Sitting on the wrong energy tariff.

Letting insurance auto renew.

Overpaying for broadband.

Mobile contracts drifting into standard rates.

Inertia costs.

How to save money each month:

  • Do one annual bill review hour
  • Compare energy tariffs
  • Check broadband and mobile deals
  • Never auto renew without checking

One hour can reduce monthly outgoings meaningfully.

9. Energy and Habit Waste

Not contracts. Behaviour.

Heating schedules left unchanged.

Tumble dryer as default.

Appliances on standby.

No need to live in darkness wearing three jumpers. But small habit shifts compound over twelve months.

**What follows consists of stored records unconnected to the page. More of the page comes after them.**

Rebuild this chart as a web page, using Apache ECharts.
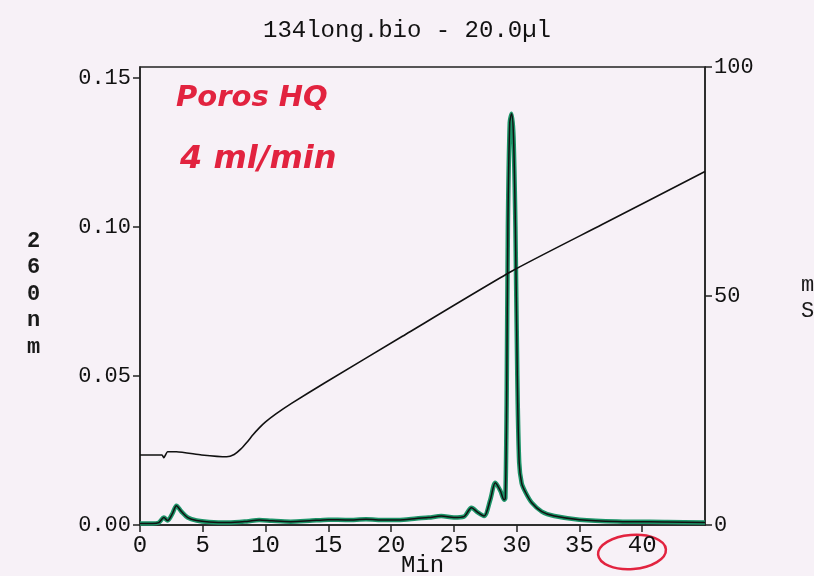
<!DOCTYPE html>
<html><head><meta charset="utf-8">
<script src="https://cdn.jsdelivr.net/npm/echarts@6/dist/echarts.min.js"></script>
<style>html,body{margin:0;padding:0;background:#f7f1f7}#c{width:814px;height:576px}</style>
</head><body><div id="c"></div>
<script>
// Chromatogram (A260, left axis)
const timeMin = [0, 1.0, 1.5, 1.9, 2.2, 2.6, 2.9, 3.3, 3.8, 4.5, 5.5, 7, 8.5, 9.5, 10.5, 12, 13.5, 15, 16.5, 18, 19.5, 21, 22, 23, 24, 25, 25.8, 26.4, 26.9, 27.4, 27.9, 28.3, 28.7, 29.0, 29.1, 29.2, 29.3, 29.45, 29.6, 29.75, 29.9, 30.05, 30.2, 30.4, 30.7, 31.2, 32.0, 33, 35, 38, 42, 45];
const absorbance = [0.0005, 0.0005, 0.0008, 0.0025, 0.0015, 0.004, 0.0065, 0.0045, 0.0025, 0.0015, 0.001, 0.0008, 0.0012, 0.0017, 0.0014, 0.0011, 0.0014, 0.0018, 0.0017, 0.0019, 0.0017, 0.0018, 0.0022, 0.0025, 0.0030, 0.0025, 0.0028, 0.0058, 0.0042, 0.0030, 0.0085, 0.0142, 0.0115, 0.0085, 0.009, 0.04, 0.10, 0.135, 0.138, 0.13, 0.10, 0.05, 0.021, 0.014, 0.011, 0.0075, 0.0045, 0.0030, 0.0018, 0.0012, 0.0010, 0.0008];
// Conductivity gradient (mS, right axis)
const gradTime = [0, 1.75, 1.9, 2.2, 2.9, 4.9, 6.9, 7.5, 8.0, 8.5, 9.0, 9.5, 10.0, 10.8, 12.1, 14.7, 20.9, 29.6, 36.8, 45];
const gradValue = [15.3, 15.3, 14.7, 16.0, 16.0, 15.3, 14.9, 15.4, 16.5, 18.0, 19.7, 21.2, 22.5, 24.2, 26.6, 31.0, 41.2, 55.4, 65.6, 77.2];
// Axis ticks
const xTicks = [0, 5, 10, 15, 20, 25, 30, 35, 40, 45];
const leftTicks = [0, 0.05, 0.10, 0.15];
const rightTicks = [0, 50, 100];

const mono = 'Liberation Mono';
const absData = timeMin.map((t, i) => [t, absorbance[i]]);
const gradData = gradTime.map((t, i) => [t, gradValue[i]]);
const chart = echarts.init(document.getElementById('c'), null, {renderer: 'canvas'});
chart.setOption({
  backgroundColor: '#f7f1f7',
  animation: false,
  title: {text: '134long.bio - 20.0µl', left: 'center', top: 14,
    textStyle: {fontFamily: mono, fontSize: 24, fontWeight: 'normal', color: '#111'}},
  grid: {left: 140, right: 109, top: 67, bottom: 51, show: true, borderColor: '#222', borderWidth: 1.5,
    backgroundColor: 'transparent', outerBoundsMode: 'none', containLabel: false},
  xAxis: {type: 'value', min: 0, max: 45, interval: 5,
    name: 'Min', nameLocation: 'middle', nameGap: 29, nameMoveOverlap: false,
    nameTextStyle: {fontFamily: mono, fontSize: 24, color: '#111'},
    axisLine: {lineStyle: {color: '#222', width: 1.5}},
    axisTick: {length: 7, lineStyle: {color: '#222', width: 1.5}},
    axisLabel: {fontFamily: mono, fontSize: 24, color: '#111', margin: 9, showMaxLabel: false,
      formatter: v => xTicks.includes(v) ? String(v) : ''},
    splitLine: {show: false}},
  yAxis: [
    {type: 'value', min: 0, max: 0.1537, interval: 0.05, position: 'left',
      axisLine: {show: true, lineStyle: {color: '#222', width: 1.5}},
      axisTick: {show: true, length: 7, lineStyle: {color: '#222', width: 1.5}},
      axisLabel: {fontFamily: mono, fontSize: 22, color: '#111', margin: 9, showMaxLabel: false,
        formatter: v => leftTicks.some(t => Math.abs(t - v) < 1e-6) ? v.toFixed(2) : ''},
      splitLine: {show: false}},
    {type: 'value', min: 0, max: 100, interval: 50, position: 'right',
      axisLine: {show: true, lineStyle: {color: '#222', width: 1.5}},
      axisTick: {show: true, length: 7, lineStyle: {color: '#222', width: 1.5}},
      axisLabel: {fontFamily: mono, fontSize: 22, color: '#111', margin: 9,
        formatter: v => rightTicks.includes(v) ? String(v) : ''},
      splitLine: {show: false}}
  ],
  series: [
    {type: 'line', name: 'A260 green', data: absData, yAxisIndex: 0, showSymbol: false, smooth: 0.3,
      lineStyle: {color: '#1c9468', width: 4.5}, z: 2},
    {type: 'line', name: 'A260', data: absData, yAxisIndex: 0, showSymbol: false, smooth: 0.3,
      lineStyle: {color: '#111', width: 1.5}, z: 3},
    {type: 'line', name: 'mS', data: gradData, yAxisIndex: 1, showSymbol: false, smooth: 0.2,
      lineStyle: {color: '#111', width: 1.6}, z: 3}
  ],
  graphic: [
    {type: 'text', left: 27, top: 228, style: {text: '2\n6\n0\nn\nm', fontFamily: mono, fontSize: 22, fontWeight: 'bold', lineHeight: 26.5, fill: '#1a1a1a'}},
    {type: 'text', left: 801, top: 272, style: {text: 'm\nS', fontFamily: mono, fontSize: 22, lineHeight: 26, fill: '#1a1a1a'}},
    {type: 'text', left: 176, top: 84, style: {text: 'Poros HQ', fontFamily: 'DejaVu Sans', fontStyle: 'italic', fontWeight: 'bold', fontSize: 29, fill: '#e2233f'}},
    {type: 'text', left: 180, top: 144, style: {text: '4 ml/min', fontFamily: 'DejaVu Sans', fontStyle: 'italic', fontWeight: 'bold', fontSize: 32, fill: '#e2233f'}},
    {type: 'ellipse', shape: {cx: 632, cy: 552, rx: 34, ry: 17}, rotation: 0.08, originX: 632, originY: 552, style: {fill: 'none', stroke: '#e2233f', lineWidth: 2.5}}
  ]
});
</script></body></html>
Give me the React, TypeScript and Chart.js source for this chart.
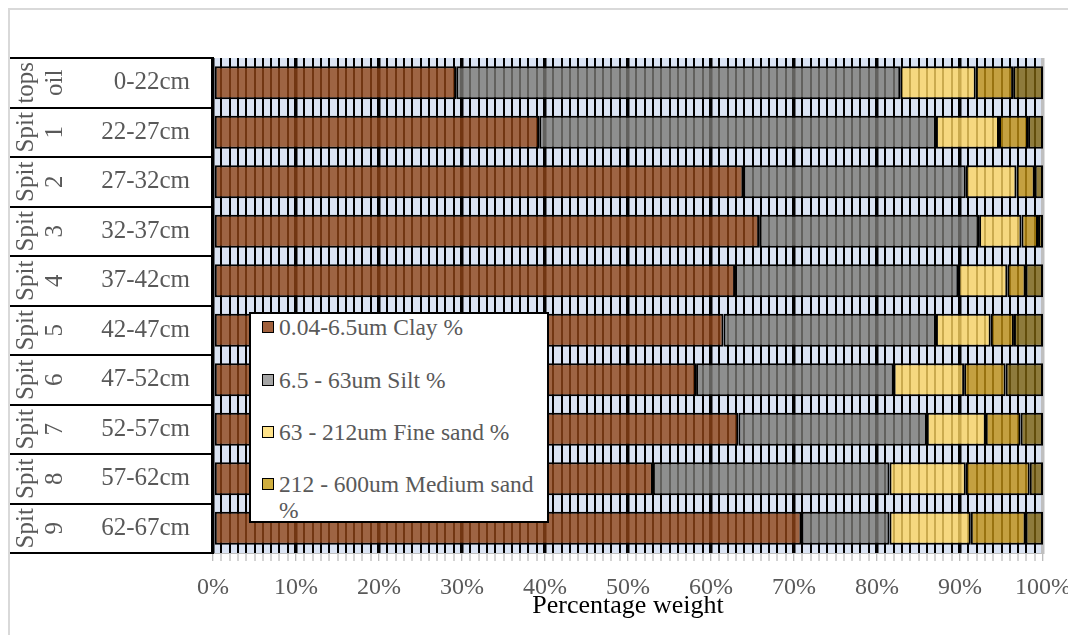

How to save money each month:

  • Review heating timings
  • Air dry when possible
  • Switch off unused appliances
  • Be conscious, not obsessive

Awareness beats austerity.

10. Emotional and Stress Spending

Often the quietest drain.

Reward purchases after a hard week.

Impulse online orders when tired.

Buying for the children out of guilt.

Upgrading because everyone else seems to have.

Sometimes it’s not a money problem. It’s a fatigue problem.

I have absolutely justified a purchase with “we deserve it” more than once. It felt logical at the time.

How to save money each month:

  • Introduce a 24 hour pause before non essential purchases
  • Notice emotional triggers
  • Separate tiredness from necessity

Intentional spending feels calmer. Cleaner. Less regret filled.


A Simple Family Finance & Budgeting Checklist

If you want to plug the leaks, block out an hour and work through this.

Subscriptions and direct debit commitments
  • List every subscription
  • Cancel unused ones
  • Downgrade overlaps
  • Utilities and Bills
  • Check your energy tariff
  • Compare broadband and mobile deals
  • Review insurance before renewal
  • Audit direct debits (do you REALLY watch Disney+, Paramount, Netflix, Apple TV, Prime, Sky etc as much as you pay for them?)
Food and planning budgeting
  • Plan five dinners before shopping
  • Check what you already have
  • Pack lunches for planned days out
  • Reduce reactive takeaways
Activities & family lifestyle budgeting
  • List all clubs and term costs
  • Review value versus cost
  • Rotate instead of stacking
  • Identify comparison-driven spending
  • Are there any regular activities that could be done cheaper elsewhere?
  • Check Marketplace for ‘new’ and ‘nearly new’ items you would’ve purchased anyway
  • Build a list of nearby free things to do (museums, parks, walks etc)
Habits and trimming excess in the family budget
  • Adjust heating schedules
  • Reduce tumble dryer default use
  • Add a 24 hour pause to impulse buys & reconsider again

I’m very much on this journey. This is not a finished state of enlightenment. It’s a regular review. Everyday Mum and I sit down periodically to look at where things are drifting and where we want to be more intentional.

You do not need to live frugally to live well. But you do need to pay attention. Preparation beats panic. Review beats autopilot.

And calm systems beat chaotic spending, even in a house powered by football boots, dinosaur obsessions and the eternal search for missing water bottles.